A lot of Digital Bond readers are not electric power professionals, so I figured some 101 on the electricity sector might be appropriate. One of the more fascinating, and least understood even by power professionals, aspects of electric power is the electric power market. As cyber security professionals, we have an obligation to understand how our clients make their money, so that we can give them appropriate recommendations on securing that cashflow (you know, outside of “do it or I’ll CIP you”).

The power market is a a bid based construct where buyers and sellers of electric power can exchange various electric power ‘instruments’, the most common being Megawatt hours (MWh), for money. A megawatt hour is a measure used to meter large amounts of power, and is equal to an output of 1 MW for 1 hour. Buyers bid into the market with their minimum price per MWh ($/MWh) each day, which is the minimum amount of money they will accept to generate. The intent is that generators take into account all their operating costs, and their intended profit margin, and compete against other generators doing the same thing.

After bidding, the market then ‘fills’ the expected daily demand starting with the cheapest sources first (called Least Cost Dispatch) with the bids from all the generators. The price paid to all the generators is then set to the price by the last bidder necessary to fill the demand. When it’s done ahead of time, this price is an estimated price based on forecasts (called the day-ahead price in some markets).

But, it’s not that simple. The electric power grid runs according to the laws of physics, not of humans, and needs some specific operating rules to ensure that it stays stable and reliable.

First of all, the market is security constrained, which is not what you cyber folks think it is. Security constrained refers to the ability of grid operators to limit the market approach when there is a reliability limit in place. Sometimes, systems work well for market purposes and there are few security considerations. However, when the system is at high load, has limited supply, or other system issues are present, the operator has the power to constrain generators to ensure reliability. A common constraint is limiting generator output due to transmission lines having reached limits (called congestion). Operators will either increase or decrease specific generation to balance and alleviate congestion, which obviously affects the price of electricity (called the spot price). Or, they will switch lines and components in and out as well, though a system reconfiguration is not something to be done lightly. There are other security constraints as well, most based upon the physics of the electric power system.

The last part of the electricity market handles the real-time component, which I’ve heard called a  spot market, or a real-time market. Basically, electricity demand cannot be fully predicted and accounted for, though it can be trended and forecast to an extent. When the forecast is different from the actual demand (notice I said “when”), the market must react by buying more power from generators. When the difference between the forecast and the real demand is small, then it’s often absorbed into existing production at nominally the same price. When the difference is high, then the price can quickly jump as new generators are added into the system. In these cases, the $/MWh can go from the mid-$30s up to several hundred dollars, and even into the thousands. This mechanism is also used when unexpected failures happen in the system, the higher the severity and the more unpredictable the event, the higher the price can rise. The spot is calculated in time slices, sometimes an hour, or 30 minutes, and even down to 1 minutes slices.
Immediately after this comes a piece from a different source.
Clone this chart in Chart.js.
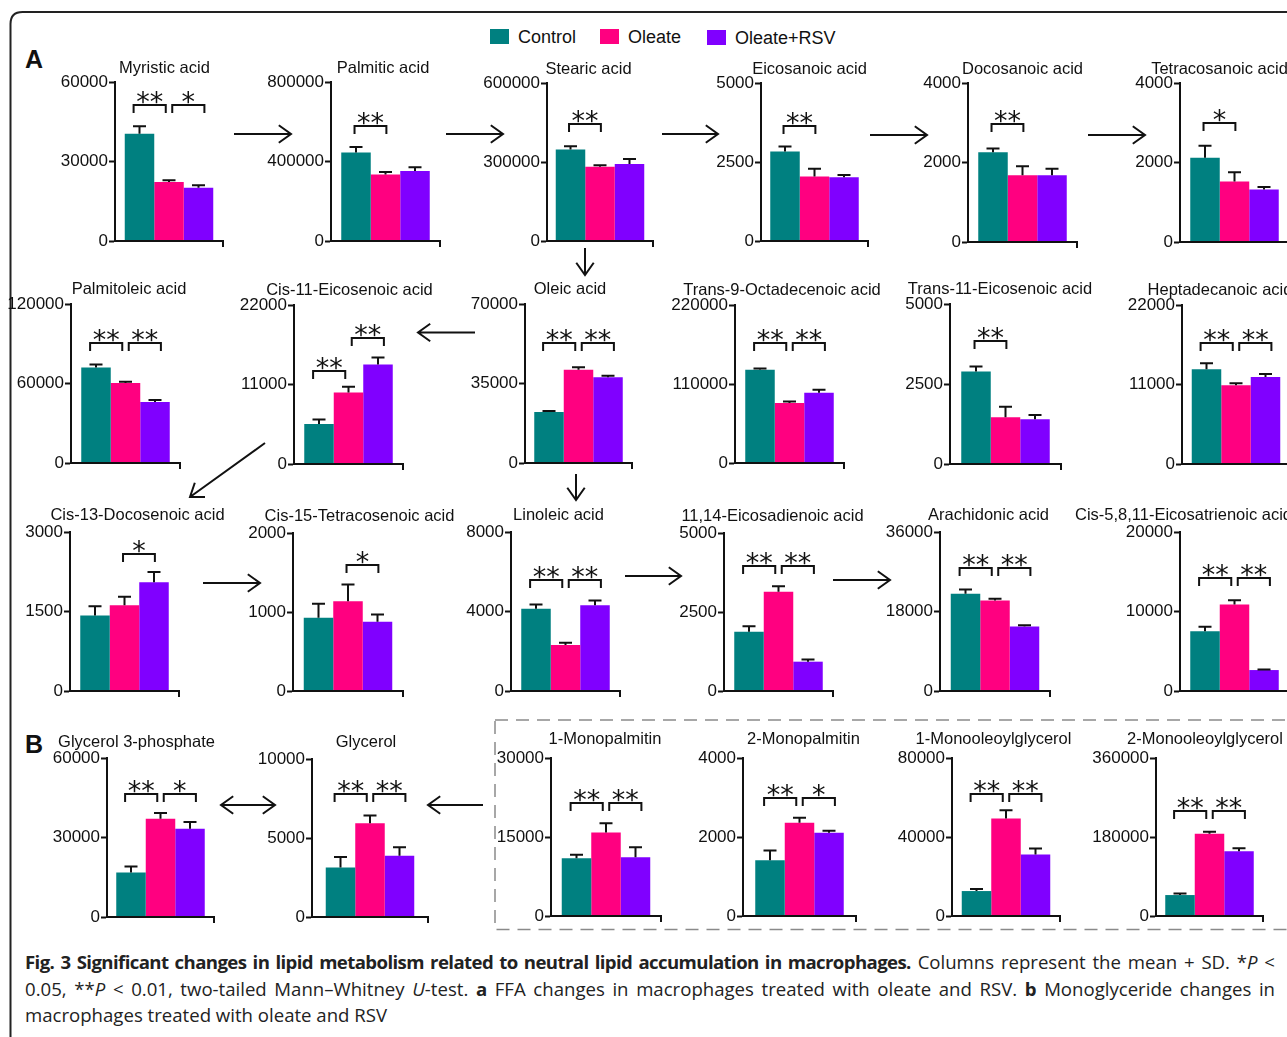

Different generation types bid differently. For instance, shutting down a nuclear power plant is an a supremely expensive proposition, so they usually bid in at $1 a MWh. This means they are almost always picked by the least cost dispatch model, and make whatever the market price is at the time. Base-load plants do a similar strategy, often bidding in at cost (or slightly below cost), taking advantage of spot price fluctuations to make a profit. Peaking plants are typically higher cost, and bid in as such, due to higher maintenance associated with cycling the units. Wind and Solar are special cases, and some markets have special rules to handle their inclusion (ERCOT is the one I’m most familiar with).

I hope this has been educational to cyber security professionals, and maybe even some engineers. This is a basic introduction to electricity markets in North America and a few internationally, but there are always local variations if you travel around. It’s also important to note that not everyone participates in a market, we also have the traditional utility model, which I need to discuss as well. As always, comments and questions are welcome below.